**Exercise task**
How does the data below read from its first line through the line containing "-- (\x1+25pt,\y2+10pt) -- (\x1+11pt,\y2+10pt)"? Print those lines exactly.

**Available data**
----------------
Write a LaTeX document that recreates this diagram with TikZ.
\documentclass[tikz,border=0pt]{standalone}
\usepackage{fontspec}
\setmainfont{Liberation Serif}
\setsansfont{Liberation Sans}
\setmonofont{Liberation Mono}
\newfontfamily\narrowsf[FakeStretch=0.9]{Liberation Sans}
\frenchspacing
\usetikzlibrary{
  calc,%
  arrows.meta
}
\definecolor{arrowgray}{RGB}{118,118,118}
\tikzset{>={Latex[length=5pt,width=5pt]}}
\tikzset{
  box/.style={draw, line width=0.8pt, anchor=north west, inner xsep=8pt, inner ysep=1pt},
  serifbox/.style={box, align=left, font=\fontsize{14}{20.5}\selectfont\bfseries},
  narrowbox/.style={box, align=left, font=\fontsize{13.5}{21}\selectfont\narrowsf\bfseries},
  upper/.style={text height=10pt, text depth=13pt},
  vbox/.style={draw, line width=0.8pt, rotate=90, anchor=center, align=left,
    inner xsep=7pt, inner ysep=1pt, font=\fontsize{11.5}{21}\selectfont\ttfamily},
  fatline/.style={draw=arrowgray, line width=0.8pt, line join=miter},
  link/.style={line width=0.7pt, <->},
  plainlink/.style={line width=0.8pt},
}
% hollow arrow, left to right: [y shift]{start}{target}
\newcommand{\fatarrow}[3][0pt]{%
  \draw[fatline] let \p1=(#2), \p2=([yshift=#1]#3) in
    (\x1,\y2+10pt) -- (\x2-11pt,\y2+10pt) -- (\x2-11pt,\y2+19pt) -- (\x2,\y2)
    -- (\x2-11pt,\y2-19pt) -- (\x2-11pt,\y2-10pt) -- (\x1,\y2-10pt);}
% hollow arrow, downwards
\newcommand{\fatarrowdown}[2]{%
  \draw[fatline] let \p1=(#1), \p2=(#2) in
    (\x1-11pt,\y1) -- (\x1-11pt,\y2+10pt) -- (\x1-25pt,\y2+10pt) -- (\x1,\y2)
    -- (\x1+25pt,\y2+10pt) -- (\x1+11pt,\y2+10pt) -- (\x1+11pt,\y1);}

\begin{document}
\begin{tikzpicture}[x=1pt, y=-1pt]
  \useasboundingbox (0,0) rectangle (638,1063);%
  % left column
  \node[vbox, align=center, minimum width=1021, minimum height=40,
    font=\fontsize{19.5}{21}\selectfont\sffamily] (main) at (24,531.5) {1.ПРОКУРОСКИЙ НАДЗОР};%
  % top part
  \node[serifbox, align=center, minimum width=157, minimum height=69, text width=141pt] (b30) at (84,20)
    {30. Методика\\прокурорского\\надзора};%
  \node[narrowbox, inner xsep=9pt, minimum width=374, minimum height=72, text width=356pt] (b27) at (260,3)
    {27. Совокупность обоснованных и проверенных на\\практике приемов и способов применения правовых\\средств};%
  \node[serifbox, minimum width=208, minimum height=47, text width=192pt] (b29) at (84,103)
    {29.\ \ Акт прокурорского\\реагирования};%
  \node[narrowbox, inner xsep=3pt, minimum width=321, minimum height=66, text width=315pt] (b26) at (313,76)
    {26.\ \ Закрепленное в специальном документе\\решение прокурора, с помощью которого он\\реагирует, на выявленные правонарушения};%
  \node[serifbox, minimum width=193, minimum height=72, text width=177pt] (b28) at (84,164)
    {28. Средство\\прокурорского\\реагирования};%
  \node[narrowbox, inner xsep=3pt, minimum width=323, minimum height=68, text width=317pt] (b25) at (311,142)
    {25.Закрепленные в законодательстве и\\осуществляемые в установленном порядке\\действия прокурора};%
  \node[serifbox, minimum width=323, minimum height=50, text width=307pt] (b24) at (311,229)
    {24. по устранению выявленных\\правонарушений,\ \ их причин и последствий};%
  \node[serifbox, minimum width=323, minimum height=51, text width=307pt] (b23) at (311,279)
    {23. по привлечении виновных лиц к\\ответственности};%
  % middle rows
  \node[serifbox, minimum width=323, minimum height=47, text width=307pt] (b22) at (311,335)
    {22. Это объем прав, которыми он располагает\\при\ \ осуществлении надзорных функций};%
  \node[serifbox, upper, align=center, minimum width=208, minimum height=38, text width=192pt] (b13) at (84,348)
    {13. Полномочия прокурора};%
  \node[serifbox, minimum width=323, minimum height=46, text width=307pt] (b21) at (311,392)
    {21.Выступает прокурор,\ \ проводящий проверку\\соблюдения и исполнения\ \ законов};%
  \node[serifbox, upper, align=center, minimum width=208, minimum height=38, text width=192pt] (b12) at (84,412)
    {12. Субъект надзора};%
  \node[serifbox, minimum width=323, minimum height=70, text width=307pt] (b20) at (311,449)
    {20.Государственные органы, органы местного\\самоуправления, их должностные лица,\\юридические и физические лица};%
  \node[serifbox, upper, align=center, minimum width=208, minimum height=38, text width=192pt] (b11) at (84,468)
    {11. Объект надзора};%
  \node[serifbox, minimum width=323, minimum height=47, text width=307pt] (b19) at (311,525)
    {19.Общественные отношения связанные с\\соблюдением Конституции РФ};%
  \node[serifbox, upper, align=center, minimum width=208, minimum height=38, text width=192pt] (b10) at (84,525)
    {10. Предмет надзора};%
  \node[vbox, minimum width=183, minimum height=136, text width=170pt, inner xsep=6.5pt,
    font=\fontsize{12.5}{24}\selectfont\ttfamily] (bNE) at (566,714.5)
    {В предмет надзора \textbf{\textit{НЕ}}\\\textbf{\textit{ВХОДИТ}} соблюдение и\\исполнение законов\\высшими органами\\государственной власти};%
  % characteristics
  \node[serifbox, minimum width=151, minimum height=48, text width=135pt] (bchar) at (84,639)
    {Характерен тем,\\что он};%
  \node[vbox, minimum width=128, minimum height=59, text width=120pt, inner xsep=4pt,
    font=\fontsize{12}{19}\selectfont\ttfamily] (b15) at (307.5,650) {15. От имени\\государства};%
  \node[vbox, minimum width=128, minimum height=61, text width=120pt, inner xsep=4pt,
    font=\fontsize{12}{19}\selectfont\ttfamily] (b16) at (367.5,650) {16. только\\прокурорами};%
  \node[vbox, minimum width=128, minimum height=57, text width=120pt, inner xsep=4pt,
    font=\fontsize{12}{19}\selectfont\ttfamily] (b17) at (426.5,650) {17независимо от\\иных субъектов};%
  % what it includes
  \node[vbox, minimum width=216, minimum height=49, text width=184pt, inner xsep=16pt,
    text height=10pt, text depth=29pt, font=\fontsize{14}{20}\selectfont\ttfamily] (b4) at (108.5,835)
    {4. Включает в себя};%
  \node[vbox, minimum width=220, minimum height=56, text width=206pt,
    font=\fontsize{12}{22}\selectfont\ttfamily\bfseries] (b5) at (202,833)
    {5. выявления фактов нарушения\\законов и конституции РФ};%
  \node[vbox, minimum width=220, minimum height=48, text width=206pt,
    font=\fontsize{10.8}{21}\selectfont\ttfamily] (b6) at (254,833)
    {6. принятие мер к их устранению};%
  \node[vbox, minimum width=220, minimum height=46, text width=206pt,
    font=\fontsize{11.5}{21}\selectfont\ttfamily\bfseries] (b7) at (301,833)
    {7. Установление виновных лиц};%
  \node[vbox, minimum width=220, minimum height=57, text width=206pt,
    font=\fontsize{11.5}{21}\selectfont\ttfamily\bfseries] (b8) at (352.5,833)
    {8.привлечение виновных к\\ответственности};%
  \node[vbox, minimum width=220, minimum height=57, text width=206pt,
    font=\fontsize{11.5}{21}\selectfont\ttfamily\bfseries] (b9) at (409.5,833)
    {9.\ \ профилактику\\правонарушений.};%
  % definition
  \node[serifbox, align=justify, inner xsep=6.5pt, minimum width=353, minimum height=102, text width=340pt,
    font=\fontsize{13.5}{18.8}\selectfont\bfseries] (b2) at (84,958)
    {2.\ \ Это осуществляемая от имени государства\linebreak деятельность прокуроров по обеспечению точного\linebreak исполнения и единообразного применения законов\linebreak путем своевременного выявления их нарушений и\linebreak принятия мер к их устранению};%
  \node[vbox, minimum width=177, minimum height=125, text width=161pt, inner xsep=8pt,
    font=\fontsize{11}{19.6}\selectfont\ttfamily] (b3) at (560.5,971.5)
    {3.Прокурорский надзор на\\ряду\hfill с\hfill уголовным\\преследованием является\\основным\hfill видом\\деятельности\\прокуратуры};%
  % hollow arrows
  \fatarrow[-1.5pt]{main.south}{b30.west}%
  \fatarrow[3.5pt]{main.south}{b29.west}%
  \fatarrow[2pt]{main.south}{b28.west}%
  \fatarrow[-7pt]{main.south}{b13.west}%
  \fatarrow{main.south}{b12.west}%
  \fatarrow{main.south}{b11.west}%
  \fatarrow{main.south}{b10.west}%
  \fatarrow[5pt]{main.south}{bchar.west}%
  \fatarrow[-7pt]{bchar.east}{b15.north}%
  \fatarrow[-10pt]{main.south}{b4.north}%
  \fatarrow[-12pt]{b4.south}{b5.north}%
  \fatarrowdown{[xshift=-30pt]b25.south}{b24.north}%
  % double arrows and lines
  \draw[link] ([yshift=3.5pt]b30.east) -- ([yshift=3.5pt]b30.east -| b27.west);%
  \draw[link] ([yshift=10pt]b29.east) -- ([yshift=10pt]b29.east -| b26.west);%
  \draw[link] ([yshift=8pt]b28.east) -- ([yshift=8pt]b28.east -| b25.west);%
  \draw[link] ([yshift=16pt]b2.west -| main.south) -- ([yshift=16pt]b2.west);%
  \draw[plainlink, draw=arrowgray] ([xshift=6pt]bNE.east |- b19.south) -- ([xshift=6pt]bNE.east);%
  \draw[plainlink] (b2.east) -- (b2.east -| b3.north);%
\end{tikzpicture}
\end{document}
----------------
**Finished exercise**
Write a LaTeX document that recreates this diagram with TikZ.
\documentclass[tikz,border=0pt]{standalone}
\usepackage{fontspec}
\setmainfont{Liberation Serif}
\setsansfont{Liberation Sans}
\setmonofont{Liberation Mono}
\newfontfamily\narrowsf[FakeStretch=0.9]{Liberation Sans}
\frenchspacing
\usetikzlibrary{
  calc,%
  arrows.meta
}
\definecolor{arrowgray}{RGB}{118,118,118}
\tikzset{>={Latex[length=5pt,width=5pt]}}
\tikzset{
  box/.style={draw, line width=0.8pt, anchor=north west, inner xsep=8pt, inner ysep=1pt},
  serifbox/.style={box, align=left, font=\fontsize{14}{20.5}\selectfont\bfseries},
  narrowbox/.style={box, align=left, font=\fontsize{13.5}{21}\selectfont\narrowsf\bfseries},
  upper/.style={text height=10pt, text depth=13pt},
  vbox/.style={draw, line width=0.8pt, rotate=90, anchor=center, align=left,
    inner xsep=7pt, inner ysep=1pt, font=\fontsize{11.5}{21}\selectfont\ttfamily},
  fatline/.style={draw=arrowgray, line width=0.8pt, line join=miter},
  link/.style={line width=0.7pt, <->},
  plainlink/.style={line width=0.8pt},
}
% hollow arrow, left to right: [y shift]{start}{target}
\newcommand{\fatarrow}[3][0pt]{%
  \draw[fatline] let \p1=(#2), \p2=([yshift=#1]#3) in
    (\x1,\y2+10pt) -- (\x2-11pt,\y2+10pt) -- (\x2-11pt,\y2+19pt) -- (\x2,\y2)
    -- (\x2-11pt,\y2-19pt) -- (\x2-11pt,\y2-10pt) -- (\x1,\y2-10pt);}
% hollow arrow, downwards
\newcommand{\fatarrowdown}[2]{%
  \draw[fatline] let \p1=(#1), \p2=(#2) in
    (\x1-11pt,\y1) -- (\x1-11pt,\y2+10pt) -- (\x1-25pt,\y2+10pt) -- (\x1,\y2)
    -- (\x1+25pt,\y2+10pt) -- (\x1+11pt,\y2+10pt) -- (\x1+11pt,\y1);}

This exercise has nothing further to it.